**Exercise details:** Output exactly the lines from the first line of the records below through the line containing "0.925, 0.882, 0.859];", both included, leaving out any pictures.

Figure scripts:
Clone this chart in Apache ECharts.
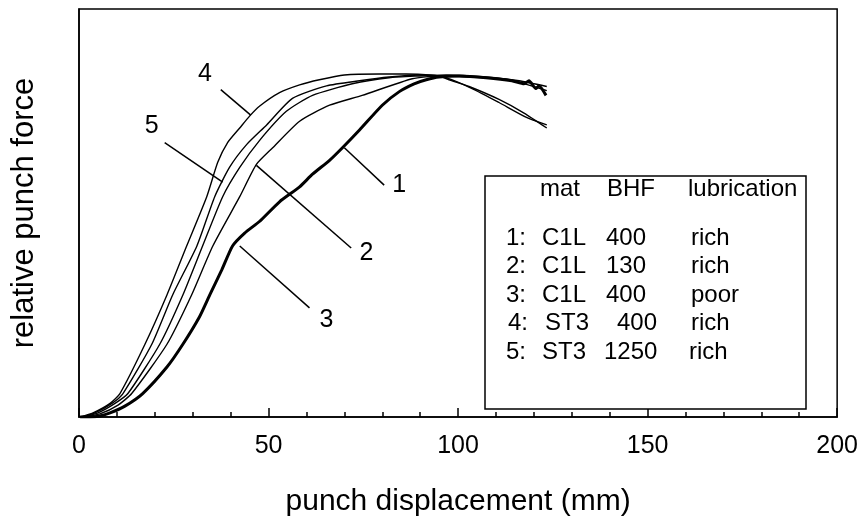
<!DOCTYPE html>
<html>
<head>
<meta charset="utf-8">
<script src="https://cdn.jsdelivr.net/npm/echarts@6/dist/echarts.min.js"></script>
<style>html,body{margin:0;padding:0;background:#fff}#c{width:861px;height:522px}</style>
</head>
<body>
<div id="c"></div>
<script>
// ---- data (punch displacement in mm, relative punch force) ----
const c1x = [0.3, 2.9, 5.5, 8.2, 12.1, 16.8, 23.2, 27.4, 31.8, 34.5, 37.6, 40.5, 43.7, 47.6, 52.9, 58.2, 61.6, 66.1, 69.5, 74.0, 80.0, 84.5, 88.4, 91.6, 95.0, 100.3, 107.4, 114.2, 117.4, 118.7, 120.5, 121.3, 123.2];
const c1y = [0, 0, 0.003, 0.012, 0.032, 0.069, 0.147, 0.214, 0.295, 0.359, 0.431, 0.503, 0.541, 0.575, 0.633, 0.677, 0.714, 0.755, 0.792, 0.844, 0.917, 0.957, 0.98, 0.992, 1.0, 1.003, 0.998, 0.989, 0.98, 0.989, 0.966, 0.974, 0.946];

const c2x = [1.6, 5.5, 10.3, 13.9, 23.2, 29.7, 35.3, 42.4, 46.8, 51.1, 58.2, 66.1, 74.7, 87.9, 95.0, 102.9, 113.4, 123.4];
const c2y = [0, 0.009, 0.035, 0.069, 0.214, 0.359, 0.503, 0.648, 0.743, 0.792, 0.870, 0.917, 0.946, 0.995, 1.003, 1.000, 0.992, 0.960];

const c3x = [1.3, 5.0, 9.5, 12.9, 21.3, 27.4, 32.6, 37.9, 42.4, 47.6, 54.7, 61.6, 72.1, 81.8, 89.7, 96.8, 107.4, 116.1, 123.4];
const c3y = [0, 0.012, 0.040, 0.069, 0.214, 0.359, 0.503, 0.648, 0.734, 0.813, 0.899, 0.946, 0.980, 0.998, 1.003, 1.006, 1.000, 0.989, 0.972];

const c4x = [0.3, 3.7, 8.2, 10.8, 17.4, 23.2, 28.4, 33.7, 36.6, 39.2, 42.4, 45.0, 47.6, 52.9, 58.2, 63.4, 70.0, 79.2, 86.3, 92.4, 96.8, 103.7, 110.8, 117.9, 123.4];
const c4y = [0, 0.012, 0.040, 0.069, 0.214, 0.359, 0.503, 0.648, 0.749, 0.807, 0.850, 0.885, 0.914, 0.954, 0.977, 0.992, 1.006, 1.009, 1.009, 1.006, 0.998, 0.966, 0.925, 0.882, 0.859];

const c5x = [0.8, 4.2, 8.7, 11.6, 19.2, 24.7, 31.1, 35.8, 39.7, 44.2, 49.5, 56.3, 65.3, 74.0, 81.8, 89.7, 95.0, 97.6, 102.9, 110.8, 117.4, 123.4];
const c5y = [0, 0.012, 0.040, 0.069, 0.214, 0.359, 0.503, 0.648, 0.734, 0.801, 0.859, 0.937, 0.974, 0.989, 1.0, 1.006, 1.003, 0.992, 0.972, 0.934, 0.894, 0.850];

// curve labels and leader lines (data coordinates)
const labelNames = ['1', '2', '3', '4', '5'];
const labelPos   = [[84.5, 0.682], [75.8, 0.483], [65.3, 0.286], [33.2, 1.009], [19.2, 0.856]];
const leaderFrom = [[70.0, 0.792], [46.8, 0.740], [42.4, 0.503], [45.3, 0.888], [37.9, 0.691]];
const leaderTo   = [[80.5, 0.682], [71.8, 0.497], [60.8, 0.321], [37.4, 0.963], [22.6, 0.807]];

// table
const tableHeader = ['mat', 'BHF', 'lubrication'];
const tableRows = [
  ['1:', 'C1L', '400', 'rich'],
  ['2:', 'C1L', '130', 'rich'],
  ['3:', 'C1L', '400', 'poor'],
  ['4:', 'ST3', '400', 'rich'],
  ['5:', 'ST3', '1250', 'rich']
];

const xTitle = 'punch displacement (mm)';
const yTitle = 'relative punch force';

function zip(xs, ys) { return xs.map((x, i) => [x, ys[i]]); }

const FONT = '"Liberation Sans", Arial, sans-serif';
const chart = echarts.init(document.getElementById('c'), null, { renderer: 'canvas' });

const curves = [
  { name: '1', d: zip(c1x, c1y), w: 3 },
  { name: '2', d: zip(c2x, c2y), w: 1.4 },
  { name: '3', d: zip(c3x, c3y), w: 1.4 },
  { name: '4', d: zip(c4x, c4y), w: 1.4 },
  { name: '5', d: zip(c5x, c5y), w: 1.4 }
];

const series = curves.map(c => ({
  type: 'line', name: c.name, data: c.d, symbol: 'none', smooth: 0.2,
  lineStyle: { color: '#000', width: c.w }, z: 3
}));
series.push({
  type: 'line', name: 'leaders', data: [], symbol: 'none',
  markLine: {
    silent: true, symbol: 'none', animation: false,
    lineStyle: { color: '#000', width: 1.5, type: 'solid' },
    label: { show: false },
    data: leaderFrom.map((f, i) => [{ coord: f }, { coord: leaderTo[i] }])
  }
});

chart.setOption({
  animation: false,
  backgroundColor: '#fff',
  grid: { left: 79, top: 9, right: 22, bottom: 98, show: true, borderColor: '#000', borderWidth: 1.5, containLabel: false },
  xAxis: {
    type: 'value', min: 0, max: 200, interval: 50,
    name: xTitle, nameLocation: 'middle', nameGap: 70,
    nameTextStyle: { fontFamily: FONT, fontSize: 30, color: '#000' },
    axisLine: { lineStyle: { color: '#000', width: 1.5 } },
    axisTick: { show: true, inside: true, length: 9, lineStyle: { color: '#000', width: 1.5 } },
    minorTick: { show: true, splitNumber: 5, length: 5, lineStyle: { color: '#000', width: 1.5 } },
    axisLabel: { fontFamily: FONT, fontSize: 25, color: '#000', margin: 17 },
    splitLine: { show: false }
  },
  yAxis: {
    type: 'value', min: 0, max: 1.2,
    name: yTitle, nameLocation: 'middle', nameGap: 39, nameRotate: 90,
    nameTextStyle: { fontFamily: FONT, fontSize: 31, color: '#000' },
    axisLine: { show: true, lineStyle: { color: '#000', width: 1.5 } },
    axisTick: { show: false }, axisLabel: { show: false },
    splitLine: { show: false }
  },
  series: series
});

// curve number labels
const graphics = [];
labelNames.forEach((t, i) => {
  const p = chart.convertToPixel({ gridIndex: 0 }, labelPos[i]);
  graphics.push({ type: 'text', x: p[0], y: p[1], z: 10,
    style: { text: t, fontFamily: FONT, fontSize: 25, fill: '#000', textAlign: 'center', textVerticalAlign: 'middle' } });
});

// table box
const box = { l: 485, t: 176, r: 806, b: 409 };
graphics.push({ type: 'rect', z: 9, shape: { x: box.l, y: box.t, width: box.r - box.l, height: box.b - box.t },
  style: { fill: '#fff', stroke: '#000', lineWidth: 1.5 } });
const headerX = [540, 607, 688];
tableHeader.forEach((t, j) => {
  graphics.push({ type: 'text', z: 10, x: headerX[j], y: 189,
    style: { text: t, fontFamily: FONT, fontSize: 24, fill: '#000', textAlign: 'left', textVerticalAlign: 'middle' } });
});
const rowY = [238, 266, 295, 323, 352];
const colX = [[506, 542, 606, 691], [506, 542, 606, 691], [506, 542, 606, 691], [508, 545, 617, 691], [506, 542, 604, 689]];
tableRows.forEach((row, r) => {
  row.forEach((t, j) => {
    graphics.push({ type: 'text', z: 10, x: colX[r][j], y: rowY[r],
      style: { text: t, fontFamily: FONT, fontSize: 24, fill: '#000', textAlign: 'left', textVerticalAlign: 'middle' } });
  });
});
chart.setOption({ graphic: graphics });
</script>
</body>
</html>
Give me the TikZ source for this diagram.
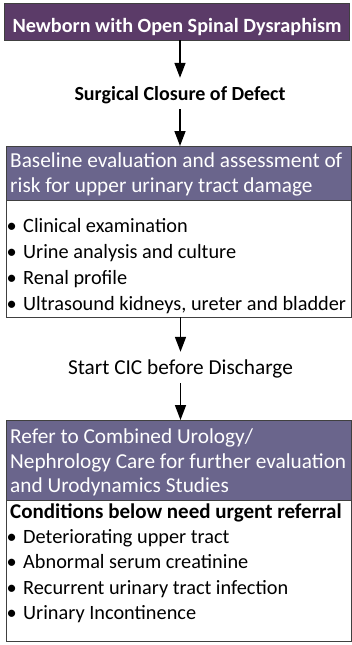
\documentclass[tikz,border=0pt]{standalone}
\usepackage{fontspec}
\setmainfont{Carlito}
\usetikzlibrary{arrows.meta}
\definecolor{topfill}{HTML}{5B3B68}
\definecolor{hdrfill}{HTML}{6A658C}
\definecolor{edge}{HTML}{404040}
\begin{document}
\begin{tikzpicture}[x=1pt,y=-1pt,
  box/.style={draw=edge, line width=1pt, inner sep=0pt, outer sep=0pt, anchor=north west, minimum width=345pt},
  arr/.style={line width=1.6pt, -{Triangle[width=11pt,length=15pt]}},
  txt/.style={anchor=base west, inner sep=0pt, font=\fontsize{21.3}{25}\selectfont},
  htxt/.style={txt, text=white},
  itm/.style={txt, text=black, font=\fontsize{20.3}{24}\selectfont},
  lbl/.style={anchor=base, inner xsep=0pt, inner ysep=9pt, text height=13pt, text depth=0pt, font=\fontsize{21.3}{25}\selectfont}]
\useasboundingbox (0,0) rectangle (352,645);
\fill[white] (0,0) rectangle (352,645);
% top box
\node[box, fill=topfill, minimum height=37pt] (b1) at (4,3) {};
\node[anchor=base, inner sep=0pt, text=white, font=\fontsize{20.2}{24}\selectfont\bfseries] (t1) at (177,32) {Newborn with Open Spinal Dysraphism};
% label 1
\node[lbl, font=\fontsize{20}{24}\selectfont\bfseries] (surg) at (180,100) {Surgical Closure of Defect};
% box 2
\node[box, fill=hdrfill, minimum height=54pt] (b2h) at (6,146) {};
\node[box, fill=white, minimum height=117pt] (b2b) at (6,200) {};
\node[htxt] (h21) at (10,167) {Baseline evaluation and assessment of};
\node[htxt] (h22) at (10,192) {risk for upper urinary tract damage};
\node[itm] (i21) at (6.5,232) {\makebox[16.5pt][l]{•}Clinical examination};
\node[itm] (i22) at (6.5,258) {\makebox[16.5pt][l]{•}Urine analysis and culture};
\node[itm] (i23) at (6.5,284) {\makebox[16.5pt][l]{•}Renal profile};
\node[itm] (i24) at (6.5,310) {\makebox[16.5pt][l]{•}Ultrasound kidneys, ureter and bladder};
% label 2
\node[lbl] (cic) at (180.5,374) {Start CIC before Discharge};
% box 3
\node[box, fill=hdrfill, minimum height=80pt] (b3h) at (6,420) {};
\node[box, fill=white, minimum height=141pt] (b3b) at (6,500) {};
\node[htxt] (h31) at (10,443) {Refer to Combined Urology/};
\node[htxt] (h32) at (10,468) {Nephrology Care for further evaluation};
\node[htxt] (h33) at (10,492) {and Urodynamics Studies};
\node[itm, font=\fontsize{21}{25}\selectfont\bfseries] (c31) at (10,518) {Conditions below need urgent referral};
\node[itm] (i31) at (6.5,543) {\makebox[16.5pt][l]{•}Deteriorating upper tract};
\node[itm] (i32) at (6.5,568) {\makebox[16.5pt][l]{•}Abnormal serum creatinine};
\node[itm] (i33) at (6.5,594) {\makebox[16.5pt][l]{•}Recurrent urinary tract infection};
\node[itm] (i34) at (6.5,619) {\makebox[16.5pt][l]{•}Urinary Incontinence};
% arrows
\draw[arr] (b1.south -| surg) -- (surg.north);
\draw[arr] (surg.south) -- (b2h.north -| surg);
\draw[arr] (b2b.south -| cic) -- (cic.north);
\draw[arr] (cic.south) -- (b3h.north -| cic);
\end{tikzpicture}
\end{document}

**Written answer:**
Clone this chart in Apache ECharts.
<!DOCTYPE html>
<html>
<head>
<meta charset="utf-8">
<script src="https://cdn.jsdelivr.net/npm/echarts@6/dist/echarts.min.js"></script>
<style>html,body{margin:0;padding:0;background:#fff}#c{width:861px;height:522px}</style>
</head>
<body>
<div id="c"></div>
<script>
// ---- data (punch displacement in mm, relative punch force) ----
const c1x = [0.3, 2.9, 5.5, 8.2, 12.1, 16.8, 23.2, 27.4, 31.8, 34.5, 37.6, 40.5, 43.7, 47.6, 52.9, 58.2, 61.6, 66.1, 69.5, 74.0, 80.0, 84.5, 88.4, 91.6, 95.0, 100.3, 107.4, 114.2, 117.4, 118.7, 120.5, 121.3, 123.2];
const c1y = [0, 0, 0.003, 0.012, 0.032, 0.069, 0.147, 0.214, 0.295, 0.359, 0.431, 0.503, 0.541, 0.575, 0.633, 0.677, 0.714, 0.755, 0.792, 0.844, 0.917, 0.957, 0.98, 0.992, 1.0, 1.003, 0.998, 0.989, 0.98, 0.989, 0.966, 0.974, 0.946];

const c2x = [1.6, 5.5, 10.3, 13.9, 23.2, 29.7, 35.3, 42.4, 46.8, 51.1, 58.2, 66.1, 74.7, 87.9, 95.0, 102.9, 113.4, 123.4];
const c2y = [0, 0.009, 0.035, 0.069, 0.214, 0.359, 0.503, 0.648, 0.743, 0.792, 0.870, 0.917, 0.946, 0.995, 1.003, 1.000, 0.992, 0.960];

const c3x = [1.3, 5.0, 9.5, 12.9, 21.3, 27.4, 32.6, 37.9, 42.4, 47.6, 54.7, 61.6, 72.1, 81.8, 89.7, 96.8, 107.4, 116.1, 123.4];
const c3y = [0, 0.012, 0.040, 0.069, 0.214, 0.359, 0.503, 0.648, 0.734, 0.813, 0.899, 0.946, 0.980, 0.998, 1.003, 1.006, 1.000, 0.989, 0.972];

const c4x = [0.3, 3.7, 8.2, 10.8, 17.4, 23.2, 28.4, 33.7, 36.6, 39.2, 42.4, 45.0, 47.6, 52.9, 58.2, 63.4, 70.0, 79.2, 86.3, 92.4, 96.8, 103.7, 110.8, 117.9, 123.4];
const c4y = [0, 0.012, 0.040, 0.069, 0.214, 0.359, 0.503, 0.648, 0.749, 0.807, 0.850, 0.885, 0.914, 0.954, 0.977, 0.992, 1.006, 1.009, 1.009, 1.006, 0.998, 0.966, 0.925, 0.882, 0.859];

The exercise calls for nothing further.